There is also the matter of getting the development system right. The kernels available on downloads for the Raspberry Pi changes all the time, and when a new kernel is in place, the module will have to be recompiled with it in order to work.
Though a bit more complicated, this isn't impossible, see the page on kernel programming for all the gory details.
With the right settings, however, the makefile (named Kbuild) typically looks like:
MODULE=flowco obj-m:= ${MODULE}.o all: make -C ${KERNEL_SRC} M=$(PWD) modules clean: make -C ${KERNEL_SRC} M=$(PWD) clean
and the only other files required are what will here be referred to as flowco.c which in turn needs flowco_u.h. Running make -f Kbuild on the above will compile the code in flowco.c and link it with other kernel elements and produce the flowco.ko file, which can then be loaded with insmod, maybe automated by adding this load command into /etc/rc.local, or putting the file in with others under /lib/modules.
I prefer using /etc/rc.local, as it is easier to "lose" a file in /lib/modules/somewhere... and when I revisit some project after 6 months, there is the matter of finding it again.
Code in this kernel module has access to the hardware, even directly, or via functions. After having got dibs on the line with gpio_request() we can use gpio_get_value(number), gpio_set_value(number, level), gpio_direction_input(number), gpio_direction_output(number, level) to read and control, as well as an interrupt line with gpio_to_irq() and then request_irq() including the handle function.
There's also the trick of registering the device as a miscellaneous one, if there is no need for a specific major number or many minor numbers or suchlike, using misc_register() -- the device file in /dev/ will then show up right away on startup.

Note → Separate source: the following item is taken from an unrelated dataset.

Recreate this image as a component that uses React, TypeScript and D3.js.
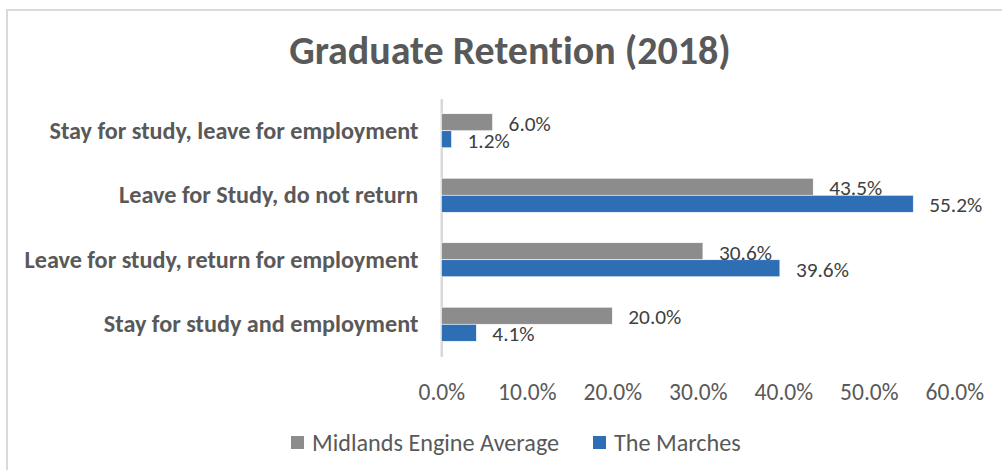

See also more notes on these interrupts below.
Then there is code for handling bit-banging into /dev/mem which isn't all that elegant, as it requires root permissions not just for development (as anything we want to put into /etc/rc.local or the kernel does) but also for use.
I found some notes on various speeds possible on this blog here.14 MHz or more using C and the /dev/kmem interface? interesting...!
So getting a couple MCP3201s to sample at 100 ksps might be possible then.
From the Broadcom datasheet there is information on these pins and how to access registers for them. This can be done in user-space by mapping memory (have to be root) and then writing to and reading various registers.
I have been able to flip some of the bits up and down on request, there are three registers, one for set pin to H, one for clear pin to L, and the third for reading the state of a pin, which is correct whether this is input or output.
The 3.3 V outputs will drive an LS-TTL input without any problem.
The GPIO base address to map with is offset 0x200000 from the peripheral base address, which depends on the model of the Raspberry Pi, as follows:
Models | Baseaddress + offset |
1B, 1A, 1A+, 1B+, Z, ZW | 0x20000000 +0x00200000 |
2B, 3B, 3A+, 3B+ | 0x3F000000 +0x00200000 |
4B | 0xFE000000 +0x00200000 |
Having found out how to access the various registers, I made a utility, gpiostates, which lists the available GPIO lines and what they are currently set to be used for; whether input, output, or some special function. On a Rpi Model B just having been powered on, where the i2c and spi modules are no longer blacklisted, this shows:
GPIO02 pin P1-03 F0=I2C1_SDA GPIO03 pin P1-05 F0=I2C1_SCL GPIO04 pin P1-07 input GPIO07 pin P1-26 F0=SPI0_CE1_N GPIO08 pin P1-24 F0=SPI0_CE0_N GPIO09 pin P1-21 F0=SPI0_MISO GPIO10 pin P1-19 F0=SPI0_MOSI GPIO11 pin P1-23 F0=SPI0_SCLK GPIO14 pin P1-08 F0=UART0_TXD GPIO15 pin P1-10 F0=UART0_RXD GPIO17 pin P1-11 input GPIO18 pin P1-12 input GPIO22 pin P1-15 input GPIO23 pin P1-16 input GPIO24 pin P1-18 input GPIO25 pin P1-22 input GPIO27 pin P1-13 output GPIO28 pin P5-03 input GPIO29 pin P5-04 input GPIO30 pin P5-05 input GPIO31 pin P5-06 input
I found out (from someone calling themselves More Than User -- Many thanks!) how to make the system get an interrupt from a gpio line. Turns out, there is support for this sort of thing in the kernel, at least the 3.6.11 one. And I have made it work with an "accumulator"-type program, that can receive interrupts for the pulses coming from an anemometer, rain gage, or other kind of flow meter, and count and calculate correctly scaled volume. I have had this sort of thing going on the PIC16F628 and PIC16F690 for a while, but since the Raspberry Pi can do this directly, I won't need to add another microcontroller just for this.
To test this, I used an extension board where the switch closures from the anemometer or rain gage (which all use reed switches) is debounced using a capacitor, two resistors and a 4584-type CMOS Schmitt-trigger. This is then connected to the GPIO22, pin 15.
The source is in the file accumulator.c. It uses the gpio_ series of kernel functions to request the gpio line and assign an interrupt service function to it.
This would be how to handle other gpio actions. For example, adding various values depending on the states of some other GPIO inputs, or toggling an output when a new unity value is reached, or when some threshold value is encountered.The kernel gpio structures are discussed in details in /kernel/linux/Documentation/gpio.txt which is a file that comes along with the kernel source.
The author of More Than User has also shown how to make the kernel interrupt send a selected software signal to a user-space process.